This work addresses the high computational complexity of conventional self-attention mechanisms in medical image segmentation and their limited ability to effectively integrate local and global contextual information. To overcome these challenges, the authors propose USEMA, a hybrid UNet architecture that combines convolutional neural networks with a novel SEMA attention mechanism. The approach leverages local window-based attention to mitigate attention dispersion and introduces an efficient global modeling strategy based on arithmetic averaging. Notably, it unifies Mamba-style attention with a synergistic local–global interaction mechanism. Experimental results demonstrate that USEMA consistently outperforms pure CNN, Transformer, and Mamba-based models across diverse imaging modalities and input resolutions, achieving superior segmentation accuracy while maintaining computational efficiency.
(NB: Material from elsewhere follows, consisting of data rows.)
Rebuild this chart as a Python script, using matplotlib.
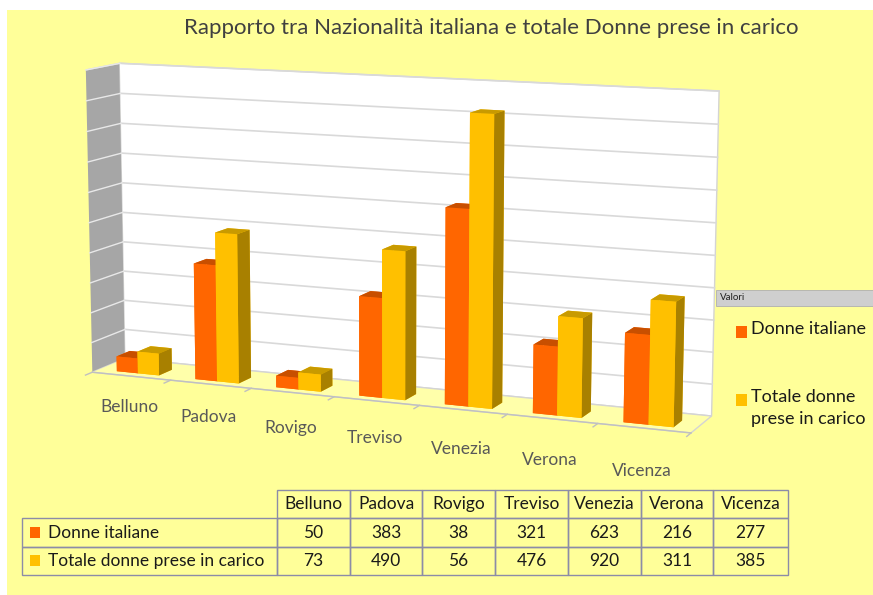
import numpy as np
import matplotlib
matplotlib.use('Agg')
from matplotlib import pyplot as plt
from matplotlib.patches import Rectangle
from mpl_toolkits.mplot3d import proj3d

# data
cities = ['Belluno', 'Padova', 'Rovigo', 'Treviso', 'Venezia', 'Verona', 'Vicenza']
donne_italiane = [50, 383, 38, 321, 623, 216, 277]
totale_donne = [73, 490, 56, 476, 920, 311, 385]
series_names = ['Donne italiane', 'Totale donne prese in carico']

plt.rcParams['font.family'] = ['Lato', 'DejaVu Sans']

W, H = 873, 595
bg = '#ffff99'
# face colours for bar3d: -z, +z, -y(front), +y, -x, +x
orange = ['#ff6600', '#c84f00', '#ff6600', '#ff6600', '#ff6600', '#c85000']
yellow = ['#ffc000', '#c89a00', '#ffc000', '#ffc000', '#ffc000', '#a88000']

fig = plt.figure(figsize=(W / 100, H / 100), dpi=100, facecolor='white')
fig.patches.append(Rectangle((7 / W, 0), 1, 1 - 10 / H, transform=fig.transFigure,
                             facecolor=bg, edgecolor='none', zorder=-10))

fig.text(491 / W, 1 - 28 / H, 'Rapporto tra Nazionalità italiana e totale Donne prese in carico',
         ha='center', va='center', fontsize=16, color='#404040')

# 3D clustered columns (square axes, larger than the drawing so nothing is clipped)
ax = fig.add_axes([0.0326, -0.0092, 0.8076, 1.1849], projection='3d',
                  proj_type='persp', focal_length=0.65)
ax.set_facecolor((0, 0, 0, 0))
n = len(cities)
w = 0.27
depth = 1.0
x = np.arange(n) + 0.5
xs = np.concatenate([x - w, x])
vals = np.array(donne_italiane + totale_donne)
cols = [c for i in range(2 * n) for c in (orange if i < n else yellow)]
ax.bar3d(xs, np.full(2 * n, 0.2), np.zeros(2 * n), w, 0.4, vals, color=cols, shade=False,
         edgecolor='none', linewidth=0)

ax.set_xlim(0, n)
ax.set_ylim(0, depth)
ax.set_zlim(0, 1000)
ax.set_box_aspect((1, 0.11, 0.49), zoom=1.0)
ax.view_init(elev=10, azim=-67)

ax.xaxis.set_pane_color('#a6a6a6')
ax.yaxis.set_pane_color('white')
ax.zaxis.set_pane_color('#ffffaa')
for a in (ax.xaxis, ax.yaxis, ax.zaxis):
    a.line.set_linewidth(0)
    a.pane.set_edgecolor('#d4d4d4')
ax.set_xticks([])
ax.set_yticks([])
ax.set_zticks([])
ax.grid(False)

# gridlines on the walls
for lev in range(100, 1001, 100):
    ax.plot([0, n], [depth, depth], [lev, lev], color='#d9d9d9', lw=1.2)
    ax.plot([0, 0], [0, depth], [lev, lev], color='#e8e8e8', lw=1.0)

# front edge of the floor with tick marks
ax.plot([0, n], [0, 0], [0, 0], color='#c0c0c0', lw=1)
for i in range(n + 1):
    ax.plot([i, i], [0, -0.2], [0, 0], color='#c0c0c0', lw=1)

# category labels, placed below the projected front edge
fig.canvas.draw()
M = ax.get_proj()
for i, (xi, name) in enumerate(zip(x, cities)):
    X, Y, _ = proj3d.proj_transform(xi, 0, 0, M)
    px, py = ax.transData.transform((X, Y))
    fig.text((px - 2) / W, (py - 31 - 2 * i) / H, name, ha='center', va='center',
             fontsize=12.5, color='#595959')

# legend
fig.patches.append(Rectangle((716 / W, 1 - 306 / H), 157 / W, 16 / H, transform=fig.transFigure,
                             facecolor='#cfcfcf', edgecolor='#b0b0b0', lw=0.6))
fig.text(720 / W, 1 - 298 / H, 'Valori', fontsize=7, va='center', color='#202020')
leg_y = [332, 400]
leg_txt = ['Donne italiane', 'Totale donne\nprese in carico']
for yy, t, c in zip(leg_y, leg_txt, ['#ff6600', '#ffc000']):
    fig.patches.append(Rectangle((736 / W, 1 - (yy + 6) / H), 11 / W, 12 / H,
                                 transform=fig.transFigure, facecolor=c, edgecolor='none'))
    fig.text(751 / W, 1 - (yy - 11) / H, t, fontsize=13, va='top', ha='left',
             color='#1a1a1a', linespacing=1.45)

# data table
tax = fig.add_axes([22 / W, 20 / H, 766 / W, 85 / H])
tax.axis('off')
cell_text = [[''] + cities]
for name, row in zip(series_names, [donne_italiane, totale_donne]):
    cell_text.append([name] + [str(v) for v in row])
widths = np.array([255, 73, 72, 73, 73, 73, 72, 75]) / 766
tbl = tax.table(cellText=cell_text, colWidths=widths, bbox=[0, 0, 1, 1], cellLoc='center')
tbl.auto_set_font_size(False)
tbl.set_fontsize(12.5)
for (r, c), cell in tbl.get_celld().items():
    cell.set_edgecolor('#8c8ca8')
    cell.set_linewidth(1)
    cell.set_facecolor('none')
    cell.get_text().set_color('#1a1a1a')
    if c == 0:
        cell._loc = 'left'
        cell.get_text().set_horizontalalignment('left')
    if r == 0 and c == 0:
        cell.visible_edges = ''
for r, c in zip([1, 2], ['#ff6600', '#ffc000']):
    tax.add_patch(Rectangle((0.0105, 1 - (r + 0.5) / 3 - 0.065), 0.013, 0.13,
                            transform=tax.transAxes, facecolor=c, edgecolor='none'))

fig.savefig('out.png', dpi=100, facecolor=fig.get_facecolor())
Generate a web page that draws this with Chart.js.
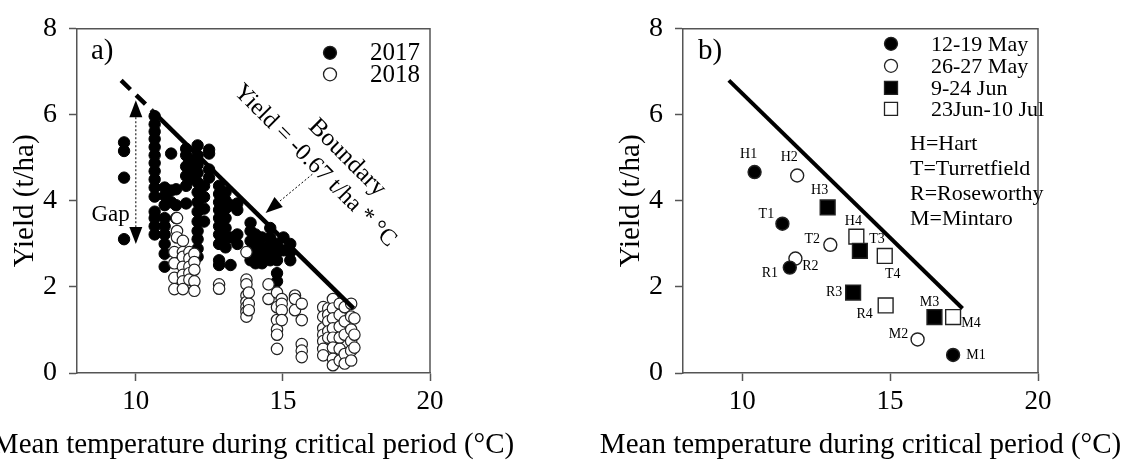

Accurate medical image segmentation is an integral part of the medical image analysis pipeline that requires the ability to merge local and global information. While vision transformers are able to capture global interactions using vanilla self-attention, their quadratic computational complexity in the input size remains a struggle for medical image segmentation tasks. Motivated by the dispersion property of vanilla self-attention and recent development of Mamba form of attention, Scalable and Efficient Mamba like Attention (SEMA) utilizes token localization via local window attention to avoid dispersion and maintain focusing, complemented by theoretically consistent arithmetic averaging to capture global aspect of attention. In this work, we present USEMA, a hybrid UNet architecture that merges the local feature extraction ability of convolutional neural networks (CNNs) with SEMA attention. We conduct experiments with USEMA across a variety of modalities and image sizes, demonstrating improved computational efficiency compared to transformer based models using full self-attention, and superior segmentation performance relative to purely convolution and Mamba-based models.